Years ago - pre-POTA and pre-lithium - some intrepid QRPer (a W3-lander) decided to see how many states he could work with a single 9V alkaline battery during Sweepstakes. I don't remember his results but his radio was a new-at-the time Norcal 40A.
These days, any weekend POTA activation can serve as a test platform for this and other absurdities.
I decided to see if a 9V alkaline battery could power my TR-35 long enough to make the 10 contacts required for a valid POTA activation. The TR-35 draws 90-100 mA on receive. Transmit current (with 9V DC in) is 700mA and that results in an RF output of about 1 watt on 20m and 2.5 watts on 40m.

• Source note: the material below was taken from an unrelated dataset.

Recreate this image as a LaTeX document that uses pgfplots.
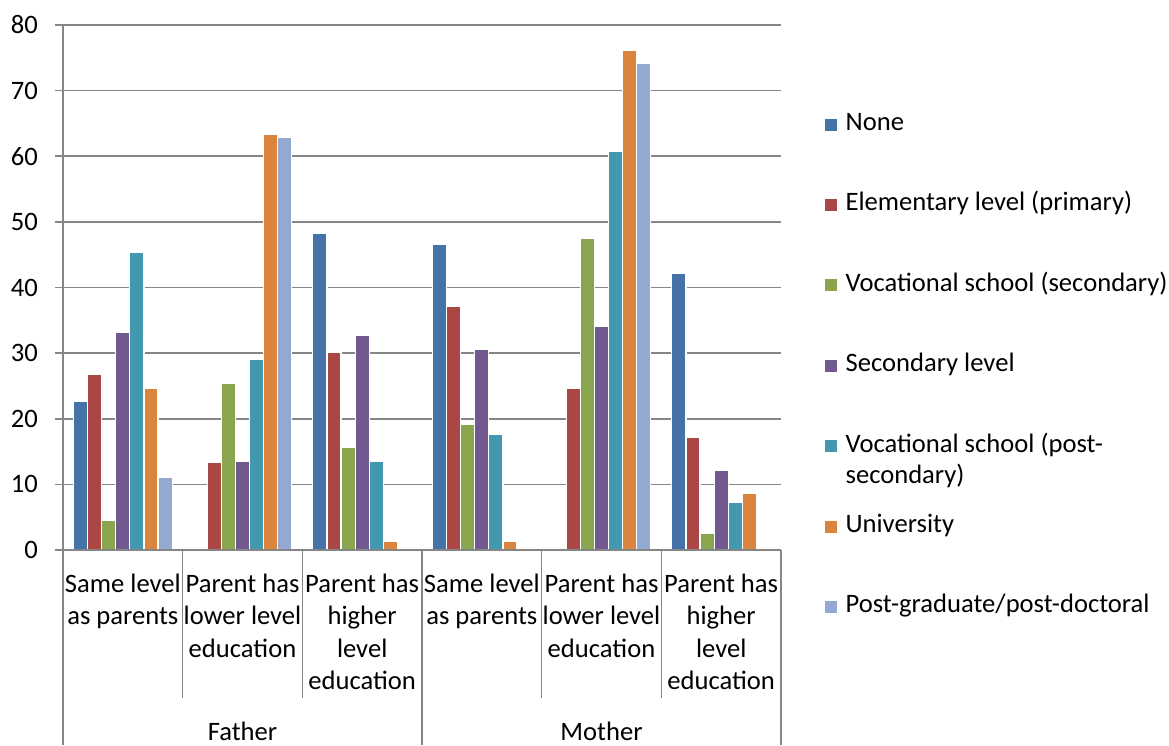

In all, I made 11 contacts and did a lot of CQing.This was on a Wednesday morning - more contacts and less CQing would be the likely result on a weekend.

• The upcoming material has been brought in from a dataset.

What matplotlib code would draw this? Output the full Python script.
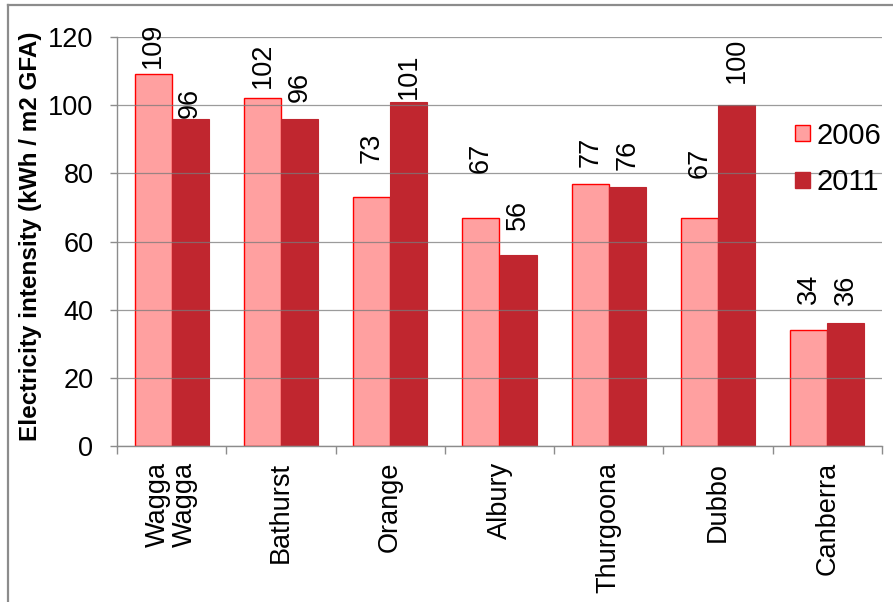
import matplotlib
matplotlib.use("Agg")
import matplotlib.pyplot as plt
import numpy as np
from matplotlib.patches import Patch
from matplotlib.lines import Line2D

plt.rcParams['font.family'] = ['Liberation Sans', 'DejaVu Sans']

# ---- data ----
categories = ["Wagga\nWagga", "Bathurst", "Orange", "Albury", "Thurgoona", "Dubbo", "Canberra"]
series_names = ["2006", "2011"]
values_2006 = [109, 102, 73, 67, 77, 67, 34]
values_2011 = [96, 96, 101, 56, 76, 100, 36]
y_ticks = [0, 20, 40, 60, 80, 100, 120]
y_label = "Electricity intensity (kWh / m2 GFA)"

# ---- layout (label gaps above bars, in pixels) ----
gap_2006 = [6, 10, 34, 45, 17, 40, 26]
gap_2011 = [1, 17, 3, 25, 17, 22, 18]

W, H = 893, 602
fig = plt.figure(figsize=(W / 100, H / 100), dpi=100)
ax = fig.add_axes([117 / W, 1 - 446 / H, (882 - 117) / W, (446 - 37) / H])

pink = "#FFA0A0"
pink_edge = "#FF0000"
dark = "#C0262F"

x = np.arange(len(categories))
bw = 0.339
b1 = ax.bar(x - bw / 2, values_2006, bw, color=pink, edgecolor=pink_edge, linewidth=1.0, zorder=2)
b2 = ax.bar(x + bw / 2, values_2011, bw, color=dark, edgecolor=dark, linewidth=0.8, zorder=2)

for bars, vals, gaps in ((b1, values_2006, gap_2006), (b2, values_2011, gap_2011)):
    for rect, v, g in zip(bars, vals, gaps):
        ax.annotate(str(v), (rect.get_x() + rect.get_width() / 2, rect.get_height()),
                    xytext=(0, g), textcoords='offset pixels', rotation=90,
                    ha='center', va='bottom', fontsize=19.5, color='black', zorder=5)

ax.set_xlim(-0.5, len(categories) - 0.5)
ax.set_ylim(0, 120)
ax.set_yticks(y_ticks)
ax.set_yticklabels([str(t) for t in y_ticks], fontsize=19.5)

# major x ticks at boundaries (no labels), minor ticks at centres with labels
ax.set_xticks(np.arange(len(categories) + 1) - 0.5)
ax.set_xticklabels([])
ax.set_xticks(x, minor=True)
ax.set_xticklabels(categories, minor=True, rotation=90, fontsize=19.5,
                   ha='center', va='top', linespacing=1.05)
ax.tick_params(axis='x', which='minor', length=0, pad=11.5)
ax.tick_params(axis='x', which='major', length=5.8, color='#8c8c8c', width=1)
ax.tick_params(axis='y', length=5, color='#8c8c8c', width=1, pad=12)

ax.yaxis.grid(True, color='#7a7a7a', linewidth=0.9, alpha=0.75, zorder=3)
ax.set_axisbelow(False)
for s in ('top', 'right'):
    ax.spines[s].set_visible(False)
for s in ('left', 'bottom'):
    ax.spines[s].set_color('#8c8c8c')
    ax.spines[s].set_linewidth(1)
    ax.spines[s].set_zorder(4)

ax.set_ylabel(y_label, fontsize=17.5, fontweight='bold', va='center')
ax.yaxis.set_label_coords((31 - 117) / (882 - 117), (446 - 236) / (446 - 37))

handles = [Patch(facecolor=pink, edgecolor=pink_edge, linewidth=1),
           Patch(facecolor=dark, edgecolor=dark)]
leg = fig.legend(handles, series_names, loc='center left',
                 bbox_to_anchor=(795 / W, 1 - 159 / H), frameon=False,
                 fontsize=21, handlelength=0.5, handleheight=0.5,
                 handletextpad=0.25, labelspacing=0.65, borderpad=0, borderaxespad=0)

# outer border (top and left visible)
fig.add_artist(Line2D([8 / W, 8 / W], [0, 1 - 5 / H], transform=fig.transFigure,
                      color='#8c8c8c', linewidth=1.6))
fig.add_artist(Line2D([8 / W, 1], [1 - 5 / H, 1 - 5 / H], transform=fig.transFigure,
                      color='#8c8c8c', linewidth=1.6))

fig.savefig("out.png", dpi=100)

The capacity of a Duracell 9V battery is a measly 300 mAH with a 50 mA load. The TR-35 draws twice this much current just on receive.
|This cannot be correct|
No one mentioned any chirp on my signal but I'd be surprised if the radio was able to produce a steady tone.

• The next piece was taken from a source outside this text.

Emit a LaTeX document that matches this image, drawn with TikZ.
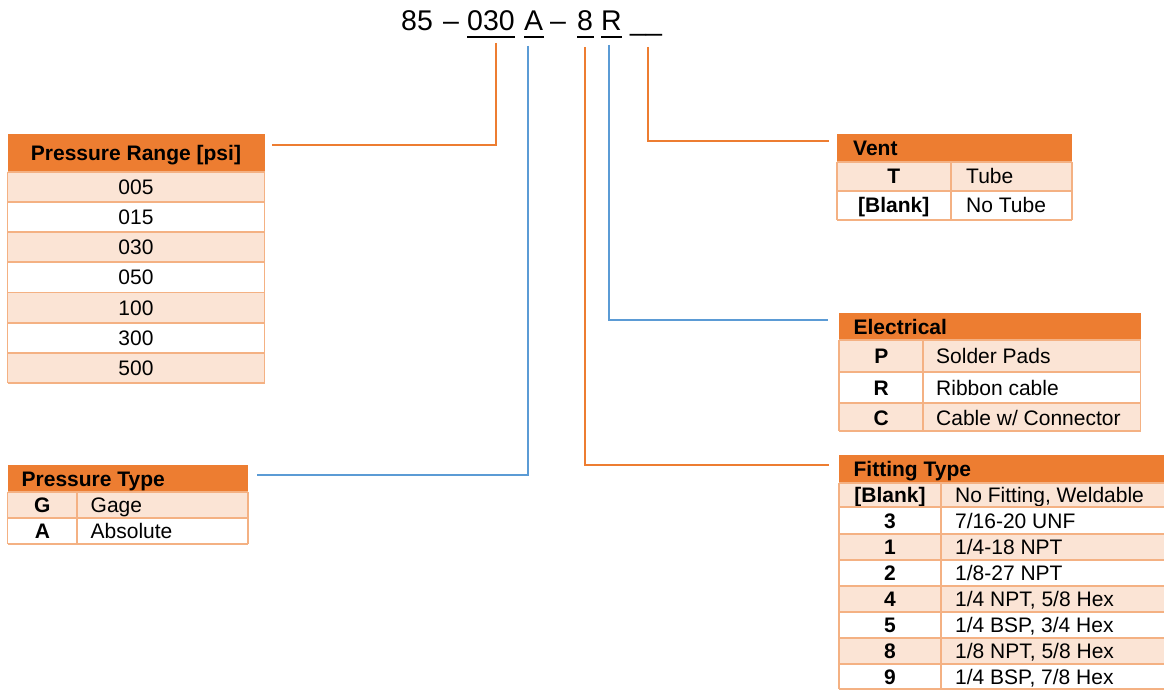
\documentclass[tikz,border=0pt]{standalone}
\usepackage{fontspec}
\setmainfont{Liberation Sans}
\definecolor{hdr}{HTML}{ED7D31}
\definecolor{lite}{HTML}{FBE4D5}
\definecolor{brd}{HTML}{F4B183}
\definecolor{blu}{HTML}{5B9BD5}
\begin{document}
\begin{tikzpicture}[x=1pt,y=-1pt,
  tfont/.style={font=\fontsize{21}{25}\selectfont},
  ccell/.style={font=\fontsize{21}{25}\selectfont\bfseries, inner sep=0pt, anchor=base},
  mcell/.style={font=\fontsize{21}{25}\selectfont, inner sep=0pt, anchor=base},
  dcell/.style={font=\fontsize{21}{25}\selectfont, inner sep=0pt, anchor=base west},
  hcell/.style={font=\fontsize{21}{25}\selectfont\bfseries, inner sep=0pt, anchor=base west},
  codetxt/.style={font=\fontsize{28.5}{32}\selectfont, inner sep=0pt, anchor=base west},
  uline/.style={line width=2pt, black},
  grid/.style={brd, line width=1.8pt},
  oline/.style={hdr, line width=2pt},
  bline/.style={blu, line width=2pt}
]
\useasboundingbox (0,0) rectangle (1164,690);

% ---------- part number ----------
\node[codetxt] (p85) at (401,31) {85};
\node[codetxt] (d1) at (443,31) {–};
\node[codetxt] (p030) at (467,31) {030};
\node[codetxt] (pA) at (524,31) {A};
\node[codetxt] (d2) at (550,31) {–};
\node[codetxt] (p8) at (577,31) {8};
\node[codetxt] (pR) at (601,31) {R};
\node[codetxt] (pV) at (630,31) {\_\_};
\draw[uline] (p030.base west) ++(0,6) -- ++(48,0);
\draw[uline] (pA.base west) ++(0,6) -- ++(20,0);
\draw[uline] (p8.base west) ++(0,6) -- ++(17,0);
\draw[uline] (pR.base west) ++(0,6) -- ++(21,0);

% ---------- Pressure Range ----------
\fill[hdr] (7.5,134.5) rectangle (264.5,171.7);
\foreach \t/\b/\c/\v in {171.7/201.9/lite/005, 201.9/232.1/white/015, 232.1/262.3/lite/030,
  262.3/292.5/white/050, 292.5/322.7/lite/100, 322.7/352.9/white/300, 352.9/383.1/lite/500}{
  \fill[\c] (7.5,\t) rectangle (264.5,\b);
  \node[mcell] at (136,{(\t+\b)/2+7.5}) {\v};
}
\foreach \y in {171.7,201.9,232.1,262.3,292.5,322.7,352.9,383.1} \draw[grid] (7.5,\y) -- (264.5,\y);
\draw[grid] (7.5,171.7) -- (7.5,383.1) (264.5,171.7) -- (264.5,383.1);
\node[ccell] (prh) at (136,160.5) {Pressure Range [psi]};

% ---------- Pressure Type ----------
\fill[hdr] (7.5,465) rectangle (248,492.3);
\fill[lite] (7.5,492.3) rectangle (248,517.7);
\fill[white] (7.5,517.7) rectangle (248,544.3);
\foreach \y in {492.3,517.7,544.3} \draw[grid] (7.5,\y) -- (248,\y);
\draw[grid] (7.5,492.3) -- (7.5,544.3) (77.3,492.3) -- (77.3,544.3) (248,492.3) -- (248,544.3);
\node[hcell] (pth) at (21.5,486.5) {Pressure Type};
\node[ccell] at (42.4,512.5) {G};
\node[dcell] at (90.5,512.5) {Gage};
\node[ccell] at (42.4,538.5) {A};
\node[dcell] at (90.5,538.5) {Absolute};

% ---------- Vent ----------
\fill[hdr] (836.7,134.5) rectangle (1072,161.7);
\fill[lite] (836.7,161.7) rectangle (1072,190.7);
\fill[white] (836.7,190.7) rectangle (1072,220);
\foreach \y in {161.7,190.7,220} \draw[grid] (836.7,\y) -- (1072,\y);
\draw[grid] (836.7,161.7) -- (836.7,220) (951,161.7) -- (951,220) (1072,161.7) -- (1072,220);
\node[hcell] (vh) at (853,156) {Vent};
\node[ccell] at (893.8,183.7) {T};
\node[dcell] at (966,183.7) {Tube};
\node[ccell] at (893.8,212.8) {[Blank]};
\node[dcell] at (966,212.8) {No Tube};

% ---------- Electrical ----------
\fill[hdr] (839.3,313.3) rectangle (1140.5,340);
\fill[lite] (839.3,340) rectangle (1140.5,371.7);
\fill[white] (839.3,371.7) rectangle (1140.5,403.3);
\fill[lite] (839.3,403.3) rectangle (1140.5,431);
\foreach \y in {340,371.7,403.3,431} \draw[grid] (839.3,\y) -- (1140.5,\y);
\draw[grid] (839.3,340) -- (839.3,431) (923.3,340) -- (923.3,431) (1140.5,340) -- (1140.5,431);
\node[hcell] (eh) at (853.4,334) {Electrical};
\node[ccell] at (881.3,363.3) {P};
\node[dcell] at (936,363.3) {Solder Pads};
\node[ccell] at (881.3,395) {R};
\node[dcell] at (936,395) {Ribbon cable};
\node[ccell] at (881.3,425) {C};
\node[dcell] at (936,425) {Cable w/ Connector};

% ---------- Fitting Type ----------
\fill[hdr] (839.3,455) rectangle (1170,482.7);
\foreach \t/\b/\c/\k/\d in {482.7/507.3/lite/{[Blank]}/{No Fitting, Weldable},
  507.3/534/white/3/{7/16-20 UNF}, 534/560/lite/1/{1/4-18 NPT}, 560/586/white/2/{1/8-27 NPT},
  586/612.3/lite/4/{1/4 NPT, 5/8 Hex}, 612.3/638.3/white/5/{1/4 BSP, 3/4 Hex},
  638.3/664.3/lite/8/{1/8 NPT, 5/8 Hex}, 664.3/689.3/white/9/{1/4 BSP, 7/8 Hex}}{
  \fill[\c] (839.3,\t) rectangle (1170,\b);
  \node[ccell] at (890,{(\t+\b)/2+7.5}) {\k};
  \node[dcell] at (955,{(\t+\b)/2+7.5}) {\d};
}
\foreach \y in {482.7,507.3,534,560,586,612.3,638.3,664.3,689.3} \draw[grid] (839.3,\y) -- (1170,\y);
\draw[grid] (839.3,482.7) -- (839.3,689.3) (940.7,482.7) -- (940.7,689.3);
\node[hcell] (fh) at (853.4,476.5) {Fitting Type};

% ---------- connectors ----------
\coordinate (s1) at (496,43);
\coordinate (e1) at (272,145);
\coordinate (s2) at (528,46);
\coordinate (e2) at (257,475);
\coordinate (s3) at (585,47);
\coordinate (e3) at (829,465);
\coordinate (s4) at (609,45);
\coordinate (e4) at (828,320);
\coordinate (s5) at (648,47);
\coordinate (e5) at (829,141);
\draw[oline] (s1) |- (e1);
\draw[bline] (s2) |- (e2);
\draw[oline] (s3) |- (e3);
\draw[bline] (s4) |- (e4);
\draw[oline] (s5) |- (e5);
\end{tikzpicture}
\end{document}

Eleven contacts and about 40 minutes later, I QRT'ed and the battery's voltage popped back up to 8V. The meter also shows 13mAH used for the activation - this is not possible and shows that these meters don't accurately measure small amounts of current when toggled on and off briefly (ie, 22 wpm CW).
This was a fun experiment. I may repeat it sometime during a CW contest just to see how many QSO's can be squeezed out of a tiny battery.